1時間ほどたって、意識が戻ってきて何とかしゃべれるようになりました。その時患者に喋りかけたのは黒人の研修医でした。すると、その黒人女性患者は、「私はホワイト・ドクターに診てもらいたいんだよ。あんたじゃ嫌だよ。」と言ったのです。

その当時は、黒人の研修医は未だ少なく、ERにも白人の研修医は何人もいたので、そう言われた黒人研修医は大して嫌な顔もせず、近くにいた白人の研修医を連れてきて、「さあ、お望みのホワイト・ドクターだよ。」とちょっと冗談っぽく患者に告げました。

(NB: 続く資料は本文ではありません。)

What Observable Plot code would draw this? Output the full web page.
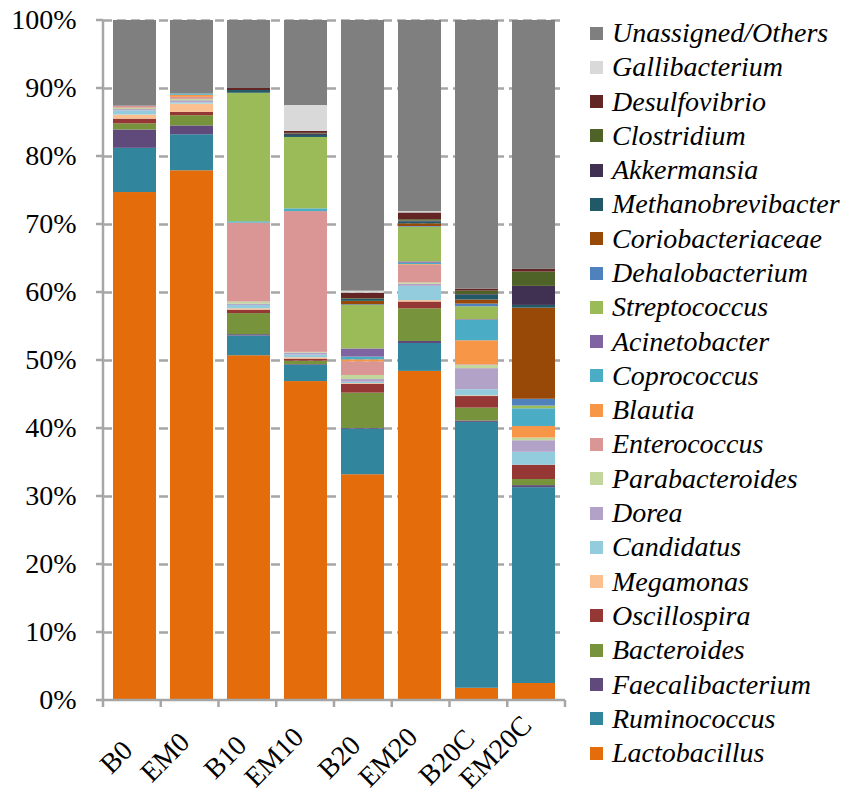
<!DOCTYPE html>
<html><head><meta charset="utf-8">
<script src="https://cdn.jsdelivr.net/npm/d3@7"></script>
<script src="https://cdn.jsdelivr.net/npm/@observablehq/plot@0.6"></script>
<style>
body{margin:0;background:#fff;}
#wrap{position:relative;width:846px;height:797px;overflow:hidden;}
#legend{position:absolute;left:0;top:0;font-family:"Liberation Serif","Times New Roman",serif;font-style:italic;font-size:28px;color:#000;}
.item{position:absolute;left:590px;display:flex;align-items:center;white-space:nowrap;height:34px;}
.sw{width:13px;height:13px;margin-right:9px;flex:none;}
</style></head><body><div id="wrap"><div id="legend"></div></div>
<script>
const samples = ["B0","EM0","B10","EM10","B20","EM20","B20C","EM20C"];
const taxa = ["Lactobacillus","Ruminococcus","Faecalibacterium","Bacteroides","Oscillospira","Megamonas","Candidatus","Dorea","Parabacteroides","Enterococcus","Blautia","Coprococcus","Acinetobacter","Streptococcus","Dehalobacterium","Coriobacteriaceae","Methanobrevibacter","Akkermansia","Clostridium","Desulfovibrio","Gallibacterium","Unassigned/Others"];
const colors = ["#E46C0A","#31859C","#604A7B","#77933C","#953735","#FAC090","#93CDDD","#B3A2C7","#C3D69B","#D99694","#F79646","#4BACC6","#8064A2","#9BBB59","#4F81BD","#984807","#215968","#403152","#4F6228","#632523","#D9D9D9","#7F7F7F"];
const yTicks = [0,10,20,30,40,50,60,70,80,90,100];

// values (%) per sample, in order B0, EM0, B10, EM10, B20, EM20, B20C, EM20C
const Lactobacillus      = [74.7, 77.9, 50.7, 46.9, 33.2, 48.4,  1.8,  2.5];
const Ruminococcus       = [ 6.5,  5.3,  2.9,  2.4,  6.7,  4.1, 39.1, 28.8];
const Faecalibacterium   = [ 2.7,  1.3,  0.2,  0.1,  0.1,  0.3,  0.2,  0.3];
const Bacteroides        = [ 0.9,  1.5,  3.1,  0.5,  5.2,  4.8,  1.9,  0.9];
const Oscillospira       = [ 0.7,  0.5,  0.5,  0.3,  1.3,  1.0,  1.7,  2.1];
const Megamonas          = [ 0.6,  1.2,  0.2,  0.2,  0.1,  0.2,  0.1,  0.0];
const Candidatus         = [ 0.6,  0.2,  0.5,  0.4,  0.2,  2.1,  0.9,  1.9];
const Dorea              = [ 0.2,  0.3,  0.2,  0.3,  0.4,  0.3,  3.1,  1.7];
const Parabacteroides    = [ 0.2,  0.2,  0.3,  0.1,  0.6,  0.2,  0.5,  0.4];
const Enterococcus       = [ 0.3,  0.3, 11.6, 20.7,  2.0,  2.6,  0.1,  0.0];
const Blautia            = [ 0.0,  0.3,  0.0,  0.0,  0.3,  0.1,  3.5,  1.7];
const Coprococcus        = [ 0.0,  0.2,  0.2,  0.4,  0.4,  0.2,  3.0,  2.6];
const Acinetobacter      = [ 0.0,  0.0,  0.0,  0.0,  1.2,  0.2,  0.1,  0.0];
const Streptococcus      = [ 0.0,  0.0, 18.9, 10.5,  6.4,  5.1,  1.9,  0.4];
const Dehalobacterium    = [ 0.0,  0.0,  0.0,  0.0,  0.1,  0.1,  0.4,  1.0];
const Coriobacteriaceae  = [ 0.0,  0.0,  0.0,  0.0,  0.5,  0.4,  0.6, 13.4];
const Methanobrevibacter = [ 0.0,  0.0,  0.4,  0.3,  0.3,  0.3,  0.7,  0.4];
const Akkermansia        = [ 0.0,  0.0,  0.0,  0.2,  0.0,  0.1,  0.1,  2.8];
const Clostridium        = [ 0.0,  0.0,  0.0,  0.1,  0.1,  0.2,  0.5,  2.1];
const Desulfovibrio      = [ 0.0,  0.0,  0.3,  0.3,  0.8,  1.0,  0.3,  0.4];
const Gallibacterium     = [ 0.0,  0.0,  0.0,  3.8,  0.3,  0.2,  0.0,  0.0];
const Others             = [12.6, 10.8, 10.0, 12.5, 39.8, 28.1, 39.5, 36.6];

const series = [Lactobacillus,Ruminococcus,Faecalibacterium,Bacteroides,Oscillospira,Megamonas,Candidatus,Dorea,Parabacteroides,Enterococcus,Blautia,Coprococcus,Acinetobacter,Streptococcus,Dehalobacterium,Coriobacteriaceae,Methanobrevibacter,Akkermansia,Clostridium,Desulfovibrio,Gallibacterium,Others];

const rows = [];
taxa.forEach((t, ti) => series[ti].forEach((v, si) => rows.push({sample: samples[si], taxon: t, value: v})));

const axisColor = "#a6a6a6";
const font = '"Liberation Serif","Times New Roman",serif';

function axesMark(index, scales, values, dims) {
  const g = d3.create("svg:g").attr("stroke", axisColor).attr("stroke-width", 2.5).attr("fill", "none");
  const left = dims.marginLeft, right = dims.width - dims.marginRight;
  const y0 = scales.y(0), y1 = scales.y(100);
  g.append("line").attr("x1", left).attr("x2", left).attr("y1", y1).attr("y2", y0);
  for (const t of yTicks) g.append("line").attr("x1", left - 7).attr("x2", left).attr("y1", scales.y(t)).attr("y2", scales.y(t));
  g.append("line").attr("x1", left).attr("x2", right).attr("y1", y0).attr("y2", y0);
  const step = (right - left) / samples.length;
  for (let k = 0; k <= samples.length; k++) g.append("line").attr("x1", left + k*step).attr("x2", left + k*step).attr("y1", y0).attr("y2", y0 + 7);
  return g.node();
}

const chart = Plot.plot({
  width: 580, height: 797,
  marginLeft: 103, marginRight: 15, marginTop: 20, marginBottom: 97,
  style: {fontFamily: font, fontSize: "28px", background: "white", overflow: "visible", color: "#000"},
  x: {domain: samples, paddingInner: 0.24, paddingOuter: 0.12, axis: null},
  y: {domain: [0, 100], axis: null},
  color: {domain: taxa, range: colors},
  marks: [
    Plot.ruleY(yTicks.filter(d => d > 0), {y: d => d, stroke: axisColor, strokeWidth: 2.5, strokeDasharray: "9,5"}),
    Plot.barY(rows, {x: "sample", y: "value", fill: "taxon", order: taxa}),
    axesMark,
    Plot.text(yTicks, {y: d => d, text: d => d + "%", frameAnchor: "left", textAnchor: "end", dx: -27, fontSize: 28, fill: "#000"}),
    Plot.text(samples, {x: d => d, text: d => d, frameAnchor: "bottom", rotate: -45, textAnchor: "end", dy: 30, fontSize: 28, fill: "#000", className: "xlab"})
  ]
});
const wrap = document.getElementById("wrap");
wrap.insertBefore(chart, wrap.firstChild);
chart.style.position = "absolute"; chart.style.left = "0px"; chart.style.top = "0px";

// position rotated category labels like the reference (right edge near tick, centered vertically, kept inside)
const xs = chart.scale("x");
const svgRect = chart.getBoundingClientRect();
chart.querySelectorAll(".xlab text").forEach((el, i) => {
  const cx = xs.apply(samples[i]) + xs.bandwidth / 2;
  const r = el.getBoundingClientRect();
  const right = r.right - svgRect.left, mid = (r.top + r.bottom) / 2 - svgRect.top;
  const h = r.bottom - r.top;
  const target = Math.min(757, 794 - h / 2);
  const sx = cx + 4 - right, sy = target - mid;
  el.setAttribute("transform", `translate(${sx},${sy}) ` + (el.getAttribute("transform") || ""));
});

// legend (top entry = last stacked series)
const legend = document.getElementById("legend");
taxa.slice().reverse().forEach((t, i) => {
  const ci = taxa.indexOf(t);
  const item = document.createElement("div");
  item.className = "item";
  item.style.top = (33 + i * 34.29 - 17) + "px";
  item.innerHTML = `<span class="sw" style="background:${colors[ci]}"></span><span>${t}</span>`;
  legend.appendChild(item);
});
</script>
</body></html>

連れてこられた「ホワイト・ ドクター」もちょっと照れ臭いのか、「顔は白人だけど、ジュイッシュ(ユダヤ系) だぜ。」とちょっと悪ぶって患者に言うと、患者は「ジュイッシュでも、イタリアンでも私にとっちゃ、みんなホワイト・ドクターさ。」と満足そうに答えました。
その場に居合わせた数人の研修医は、この変わったやり取りを聞いて、皆苦笑を浮かべていたのを覚えています。

後で、この黒人研修医に訊いてみると、白人の医師に診察してもらいたがる黒人患者は実際に結構いて、特に女性患者に多いそうです。彼は、そのことについて、まあ一つの考え方だから、あまり深刻に考えたことはないけれど、「やっぱりあんまりいい気持ちはしないよなあ・・・。」と言っていました。